▶ WRITTEN TASK:
Return, exactly as written, every line from the first line of the data below through the line that contains "0.44, 0.39, 0.35, 0.31, 0.27, 0.24, 0.21]".

▶ DATA SHOWN:
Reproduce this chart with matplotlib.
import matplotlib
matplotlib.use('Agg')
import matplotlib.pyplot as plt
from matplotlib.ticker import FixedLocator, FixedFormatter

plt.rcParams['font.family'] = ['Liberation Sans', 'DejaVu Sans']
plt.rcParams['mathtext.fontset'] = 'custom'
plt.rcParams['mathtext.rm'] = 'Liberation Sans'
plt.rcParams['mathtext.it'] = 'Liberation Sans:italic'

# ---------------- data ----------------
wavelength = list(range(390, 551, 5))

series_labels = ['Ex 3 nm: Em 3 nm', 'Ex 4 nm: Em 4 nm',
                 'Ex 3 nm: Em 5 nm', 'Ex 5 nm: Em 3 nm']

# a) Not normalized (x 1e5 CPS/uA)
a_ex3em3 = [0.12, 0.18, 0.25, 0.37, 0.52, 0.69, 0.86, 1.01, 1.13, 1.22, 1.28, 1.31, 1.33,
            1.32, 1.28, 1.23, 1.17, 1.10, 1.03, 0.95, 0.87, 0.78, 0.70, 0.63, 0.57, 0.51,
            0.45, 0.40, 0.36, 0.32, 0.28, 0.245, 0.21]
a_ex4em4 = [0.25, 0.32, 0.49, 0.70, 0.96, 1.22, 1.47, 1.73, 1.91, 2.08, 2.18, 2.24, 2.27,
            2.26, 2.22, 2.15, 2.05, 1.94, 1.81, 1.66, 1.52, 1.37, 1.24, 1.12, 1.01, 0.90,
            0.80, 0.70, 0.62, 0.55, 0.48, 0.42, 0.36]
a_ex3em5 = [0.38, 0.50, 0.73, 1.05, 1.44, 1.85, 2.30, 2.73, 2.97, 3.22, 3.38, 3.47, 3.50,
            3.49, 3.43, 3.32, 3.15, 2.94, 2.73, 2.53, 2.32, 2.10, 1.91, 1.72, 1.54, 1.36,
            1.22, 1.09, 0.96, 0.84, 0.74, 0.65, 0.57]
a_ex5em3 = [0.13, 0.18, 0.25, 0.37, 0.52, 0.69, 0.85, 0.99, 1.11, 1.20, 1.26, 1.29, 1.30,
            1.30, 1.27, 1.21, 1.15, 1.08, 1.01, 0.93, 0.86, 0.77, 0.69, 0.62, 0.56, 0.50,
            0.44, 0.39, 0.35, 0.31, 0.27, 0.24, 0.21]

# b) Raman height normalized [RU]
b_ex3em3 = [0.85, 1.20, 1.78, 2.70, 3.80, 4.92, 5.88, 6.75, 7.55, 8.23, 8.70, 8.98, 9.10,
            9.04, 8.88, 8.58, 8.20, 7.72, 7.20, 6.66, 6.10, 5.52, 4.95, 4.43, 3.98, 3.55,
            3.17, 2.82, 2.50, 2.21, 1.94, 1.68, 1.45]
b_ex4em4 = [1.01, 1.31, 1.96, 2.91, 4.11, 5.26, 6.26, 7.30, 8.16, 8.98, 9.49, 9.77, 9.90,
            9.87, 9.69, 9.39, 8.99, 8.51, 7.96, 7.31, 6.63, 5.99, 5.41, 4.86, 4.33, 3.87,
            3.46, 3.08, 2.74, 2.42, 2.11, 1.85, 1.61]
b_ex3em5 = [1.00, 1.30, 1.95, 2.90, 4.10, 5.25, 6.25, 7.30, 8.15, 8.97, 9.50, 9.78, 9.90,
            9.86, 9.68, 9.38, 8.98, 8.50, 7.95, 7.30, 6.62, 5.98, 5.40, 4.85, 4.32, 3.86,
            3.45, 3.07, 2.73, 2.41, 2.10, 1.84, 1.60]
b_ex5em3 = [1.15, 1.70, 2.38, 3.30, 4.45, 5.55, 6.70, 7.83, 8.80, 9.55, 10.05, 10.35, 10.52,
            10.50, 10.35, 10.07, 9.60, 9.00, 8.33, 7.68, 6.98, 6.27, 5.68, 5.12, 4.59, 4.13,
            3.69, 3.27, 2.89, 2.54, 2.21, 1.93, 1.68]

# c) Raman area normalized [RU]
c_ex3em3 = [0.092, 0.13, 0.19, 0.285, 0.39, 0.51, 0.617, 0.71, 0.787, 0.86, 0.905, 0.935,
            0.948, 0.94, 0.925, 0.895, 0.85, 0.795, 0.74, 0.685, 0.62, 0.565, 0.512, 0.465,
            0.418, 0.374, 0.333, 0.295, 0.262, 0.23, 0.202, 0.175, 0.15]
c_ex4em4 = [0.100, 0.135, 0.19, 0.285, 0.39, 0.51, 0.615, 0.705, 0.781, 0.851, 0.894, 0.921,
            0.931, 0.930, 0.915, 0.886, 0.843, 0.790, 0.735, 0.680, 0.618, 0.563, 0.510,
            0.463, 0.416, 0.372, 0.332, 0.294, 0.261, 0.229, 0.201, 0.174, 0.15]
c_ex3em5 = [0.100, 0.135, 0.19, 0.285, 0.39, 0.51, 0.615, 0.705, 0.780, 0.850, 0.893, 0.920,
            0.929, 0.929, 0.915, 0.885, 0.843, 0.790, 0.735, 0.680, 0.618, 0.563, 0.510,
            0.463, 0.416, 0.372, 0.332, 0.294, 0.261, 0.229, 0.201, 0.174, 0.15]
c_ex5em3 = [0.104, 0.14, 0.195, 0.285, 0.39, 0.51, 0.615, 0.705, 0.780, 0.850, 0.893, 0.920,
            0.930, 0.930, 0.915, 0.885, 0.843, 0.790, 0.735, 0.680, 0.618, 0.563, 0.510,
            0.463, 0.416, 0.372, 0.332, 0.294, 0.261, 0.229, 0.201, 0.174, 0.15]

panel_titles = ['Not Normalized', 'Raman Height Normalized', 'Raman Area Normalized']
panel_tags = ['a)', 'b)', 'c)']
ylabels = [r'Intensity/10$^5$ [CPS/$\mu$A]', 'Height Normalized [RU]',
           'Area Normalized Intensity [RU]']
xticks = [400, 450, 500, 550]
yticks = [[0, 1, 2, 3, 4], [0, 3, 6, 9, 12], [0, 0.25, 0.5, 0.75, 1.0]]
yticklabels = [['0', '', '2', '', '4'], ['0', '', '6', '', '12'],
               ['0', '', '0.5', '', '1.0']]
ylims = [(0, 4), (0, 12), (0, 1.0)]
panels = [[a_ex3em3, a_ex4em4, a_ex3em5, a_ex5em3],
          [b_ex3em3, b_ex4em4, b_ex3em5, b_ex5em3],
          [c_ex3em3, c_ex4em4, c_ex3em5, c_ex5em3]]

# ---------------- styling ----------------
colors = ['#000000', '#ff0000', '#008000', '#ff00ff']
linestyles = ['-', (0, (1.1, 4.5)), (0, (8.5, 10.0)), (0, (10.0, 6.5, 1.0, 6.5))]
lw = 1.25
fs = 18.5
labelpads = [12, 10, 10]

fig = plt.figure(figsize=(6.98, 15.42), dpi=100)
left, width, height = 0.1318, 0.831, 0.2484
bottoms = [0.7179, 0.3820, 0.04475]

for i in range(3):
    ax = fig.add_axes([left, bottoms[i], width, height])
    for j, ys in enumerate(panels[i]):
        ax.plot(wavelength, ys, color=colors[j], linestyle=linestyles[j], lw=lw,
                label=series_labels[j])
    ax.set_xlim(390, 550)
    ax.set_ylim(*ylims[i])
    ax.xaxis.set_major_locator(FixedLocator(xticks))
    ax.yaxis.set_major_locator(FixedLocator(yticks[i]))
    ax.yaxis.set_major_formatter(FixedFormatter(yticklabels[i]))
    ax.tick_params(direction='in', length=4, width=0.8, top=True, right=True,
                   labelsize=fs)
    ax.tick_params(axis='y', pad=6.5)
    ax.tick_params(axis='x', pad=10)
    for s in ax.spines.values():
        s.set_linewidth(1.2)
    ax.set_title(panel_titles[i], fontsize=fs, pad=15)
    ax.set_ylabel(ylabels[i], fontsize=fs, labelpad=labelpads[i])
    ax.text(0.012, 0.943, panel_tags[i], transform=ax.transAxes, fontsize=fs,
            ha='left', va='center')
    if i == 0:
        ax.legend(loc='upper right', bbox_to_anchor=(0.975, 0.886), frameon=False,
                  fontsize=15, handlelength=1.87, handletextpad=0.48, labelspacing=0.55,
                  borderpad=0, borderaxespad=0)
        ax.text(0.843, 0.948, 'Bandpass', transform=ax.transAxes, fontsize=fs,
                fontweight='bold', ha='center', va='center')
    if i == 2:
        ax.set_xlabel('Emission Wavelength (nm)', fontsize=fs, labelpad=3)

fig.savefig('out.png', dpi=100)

▶ RESPONSE:
Reproduce this chart with matplotlib.
import matplotlib
matplotlib.use('Agg')
import matplotlib.pyplot as plt
from matplotlib.ticker import FixedLocator, FixedFormatter

plt.rcParams['font.family'] = ['Liberation Sans', 'DejaVu Sans']
plt.rcParams['mathtext.fontset'] = 'custom'
plt.rcParams['mathtext.rm'] = 'Liberation Sans'
plt.rcParams['mathtext.it'] = 'Liberation Sans:italic'

# ---------------- data ----------------
wavelength = list(range(390, 551, 5))

series_labels = ['Ex 3 nm: Em 3 nm', 'Ex 4 nm: Em 4 nm',
                 'Ex 3 nm: Em 5 nm', 'Ex 5 nm: Em 3 nm']

# a) Not normalized (x 1e5 CPS/uA)
a_ex3em3 = [0.12, 0.18, 0.25, 0.37, 0.52, 0.69, 0.86, 1.01, 1.13, 1.22, 1.28, 1.31, 1.33,
            1.32, 1.28, 1.23, 1.17, 1.10, 1.03, 0.95, 0.87, 0.78, 0.70, 0.63, 0.57, 0.51,
            0.45, 0.40, 0.36, 0.32, 0.28, 0.245, 0.21]
a_ex4em4 = [0.25, 0.32, 0.49, 0.70, 0.96, 1.22, 1.47, 1.73, 1.91, 2.08, 2.18, 2.24, 2.27,
            2.26, 2.22, 2.15, 2.05, 1.94, 1.81, 1.66, 1.52, 1.37, 1.24, 1.12, 1.01, 0.90,
            0.80, 0.70, 0.62, 0.55, 0.48, 0.42, 0.36]
a_ex3em5 = [0.38, 0.50, 0.73, 1.05, 1.44, 1.85, 2.30, 2.73, 2.97, 3.22, 3.38, 3.47, 3.50,
            3.49, 3.43, 3.32, 3.15, 2.94, 2.73, 2.53, 2.32, 2.10, 1.91, 1.72, 1.54, 1.36,
            1.22, 1.09, 0.96, 0.84, 0.74, 0.65, 0.57]
a_ex5em3 = [0.13, 0.18, 0.25, 0.37, 0.52, 0.69, 0.85, 0.99, 1.11, 1.20, 1.26, 1.29, 1.30,
            1.30, 1.27, 1.21, 1.15, 1.08, 1.01, 0.93, 0.86, 0.77, 0.69, 0.62, 0.56, 0.50,
            0.44, 0.39, 0.35, 0.31, 0.27, 0.24, 0.21]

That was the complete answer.